Back when he was a communications student at UCalgary, Lima-Coelho volunteered “his band” to play at a wine-and-cheese party that his department was hosting. “Trouble was, there was no band,” he laughs. “I knew a couple of guys who could sing, you know from high school, and seeing that we didn’t have a bass or even a vehicle to transport equipment, had we had any equipment . . . well, all we really could do was sing. In other words, we had a gig before we had a band. Or a car.”

By the time the wine-and-cheese party had wrapped and people had heard the Heebee-jeebees (the name was cribbed from a Calvin and Hobbes comic strip) play California Dreamin’ and Walk on the Wild Side over and over again, the quartet had snagged three performance offers. In a couple of weeks, they had nailed down 10 songs that they played at gigs from law firms to non-profits. Today, that repertoire is somewhere between 200-300 songs and the number of gigs hovers around 100 a year. 

In fact, you’ll see much of that history when you scroll through their Facebook pages where you’ll find a shot of four guys in denim shirts wailing in the stairwell; another snap of them looking cool in leather jackets and suits from their first clothing sponsor, Supreme Menswear; and then a long run of what’s become their sartorial trademark — jerseys. From those worn by the Flames, the Hitmen, the Stampeders and all sorts of customized versions, jerseys were chosen because, “Love [the band’s lead singer, who cut his chops with the Calgary Boys Choir] was constantly losing bits of formal wear and other guys weren’t into ironing,” says Lima-Coelho, laughing. Always laughing.

Comedy, high energy, upbeat music — that’s the Heebee-jeebees’ shtick. “If we don’t get a laugh within 30 seconds, we’re worried,” says Love, who works in marketing and communications at Mount Royal University. In fact, flip over the band’s business card and you’ll read, “the most fun you’ve ever heard.”

Lima-Coelho admits the band has obviously evolved from a way to “meet girls and get free food.” Though he’s quick to point out that all four members did, indeed, meet their wives through music. But today, rather than balancing studies with concerts, they juggle full-time jobs and family responsibilities with the demands of two shows a week. There remains, however, one constant.

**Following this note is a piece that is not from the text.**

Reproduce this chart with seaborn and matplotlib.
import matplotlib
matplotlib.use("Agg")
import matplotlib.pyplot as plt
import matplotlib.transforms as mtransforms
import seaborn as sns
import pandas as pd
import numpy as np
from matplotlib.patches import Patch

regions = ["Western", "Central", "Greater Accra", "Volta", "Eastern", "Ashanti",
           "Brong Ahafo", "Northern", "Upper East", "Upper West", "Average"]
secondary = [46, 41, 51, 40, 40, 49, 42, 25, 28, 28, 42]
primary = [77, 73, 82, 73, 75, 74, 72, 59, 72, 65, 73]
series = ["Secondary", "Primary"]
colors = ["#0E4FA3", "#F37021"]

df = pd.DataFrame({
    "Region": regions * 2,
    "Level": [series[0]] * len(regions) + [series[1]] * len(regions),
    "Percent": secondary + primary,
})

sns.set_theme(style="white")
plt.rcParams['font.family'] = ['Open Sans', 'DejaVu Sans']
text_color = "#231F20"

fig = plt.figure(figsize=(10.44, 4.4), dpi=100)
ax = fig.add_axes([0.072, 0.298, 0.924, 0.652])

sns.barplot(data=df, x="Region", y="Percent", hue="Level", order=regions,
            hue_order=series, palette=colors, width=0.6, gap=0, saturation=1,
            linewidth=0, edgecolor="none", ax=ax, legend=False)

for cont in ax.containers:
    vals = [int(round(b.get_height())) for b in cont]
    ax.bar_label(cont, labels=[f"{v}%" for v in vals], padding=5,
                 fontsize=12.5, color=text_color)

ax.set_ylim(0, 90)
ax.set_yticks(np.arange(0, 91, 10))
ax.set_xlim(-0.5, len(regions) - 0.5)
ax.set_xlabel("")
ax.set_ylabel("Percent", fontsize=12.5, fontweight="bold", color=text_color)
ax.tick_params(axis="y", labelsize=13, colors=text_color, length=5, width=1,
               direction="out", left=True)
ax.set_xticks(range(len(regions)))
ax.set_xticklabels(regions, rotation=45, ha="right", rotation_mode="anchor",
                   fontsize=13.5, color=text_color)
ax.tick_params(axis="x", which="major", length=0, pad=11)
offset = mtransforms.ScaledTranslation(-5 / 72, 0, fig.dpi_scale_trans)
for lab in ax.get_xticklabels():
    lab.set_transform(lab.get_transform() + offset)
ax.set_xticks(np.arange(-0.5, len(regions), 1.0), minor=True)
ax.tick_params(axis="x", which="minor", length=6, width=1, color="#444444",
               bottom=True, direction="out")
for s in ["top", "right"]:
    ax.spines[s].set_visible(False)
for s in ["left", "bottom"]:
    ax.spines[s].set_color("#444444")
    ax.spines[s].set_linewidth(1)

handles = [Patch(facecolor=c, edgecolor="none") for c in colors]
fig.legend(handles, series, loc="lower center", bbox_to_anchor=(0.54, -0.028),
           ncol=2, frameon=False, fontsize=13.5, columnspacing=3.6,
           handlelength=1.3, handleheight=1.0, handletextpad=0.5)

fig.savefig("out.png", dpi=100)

“Our wives are saints,” the members say, almost in tandem, certainly in tune.

And, Lima-Coehlo adds, “We still get free food.”


Other vital facts you may not know:

  • All four singers are serious Star Wars fans, but only one — Jonathan Love — can actually claim to have been a part of the franchise. Love played Obi-Wan Kenobi in the Clone Wars video game for LucasArts. An expert in voiceovers, he’s also worked on Dragonball, Inuyasha, a lot of anime series, and will be heard in an upcoming feature film called Valley of the Lanterns.
  • The Heebee-jeebees have opened for groups such as the Commodores, Spirit of the West and sung alongside Paul Brandt and Percy Sledge.
  • Every Jan. 8, they join forces with Steve Pineo to perform an Elvis tribute — always on Elvis’s birthday.
  • The Heebee-jeebees have a mantra. It sounds like that Talking Heads line from Once in a Lifetime, but Love says they always look at each other before a show and say, “How did we get here?” Explains Love: “That’s really our way of saying, ‘Let’s not screw this up.’”
  • They almost called themselves Merge instead of the Heebee-jeebees. En route to their first gig as a band (that wasn’t), they discovered they needed a name. The story goes that they looked out the car window and saw a road sign — merge. They’re very glad they opted to use an expression of Calvin’s — when he has an existential crisis over a dead raccoon — in an old Calvin and Hobbes strip.
  • It’s easy to imagine how an a cappella group can tire of singing “A-weema-weh, a-weema-weh, a-weema-weh,” night after night, show after show. After three years of desperately wanting to move on from the iconic melody, Love had an epiphany: “It seems so straightforward now, but I remember realizing, ‘It’s not what we want to sing, but what they want to hear.’” Everyone knows that song, says Love. “We now use it as a connective moment to bring people up on stage, from [Mayor Naheed] Nenshi and [Village Brewery co-founder] Jim Button to every premier . . . who can’t sing The Lion Sleeps Tonight?”
  • They always — always — begin their shows with Good Lovin’ and, if it’s in December, then it’s Santa Claus is Coming to Town.
  • One of the quartet’s highlights was elbowing their way in to meet Harry Belafonte, who was singing in Calgary at a private reception where people had paid $10,000 a ticket. After getting booted out, the quartet circled back at the end of the evening, played two songs for Belafonte and were shaking hands with the voice behind Day-O when all Lima-Coelho could think to say was, “You were my favourite guest on The Muppet Show.”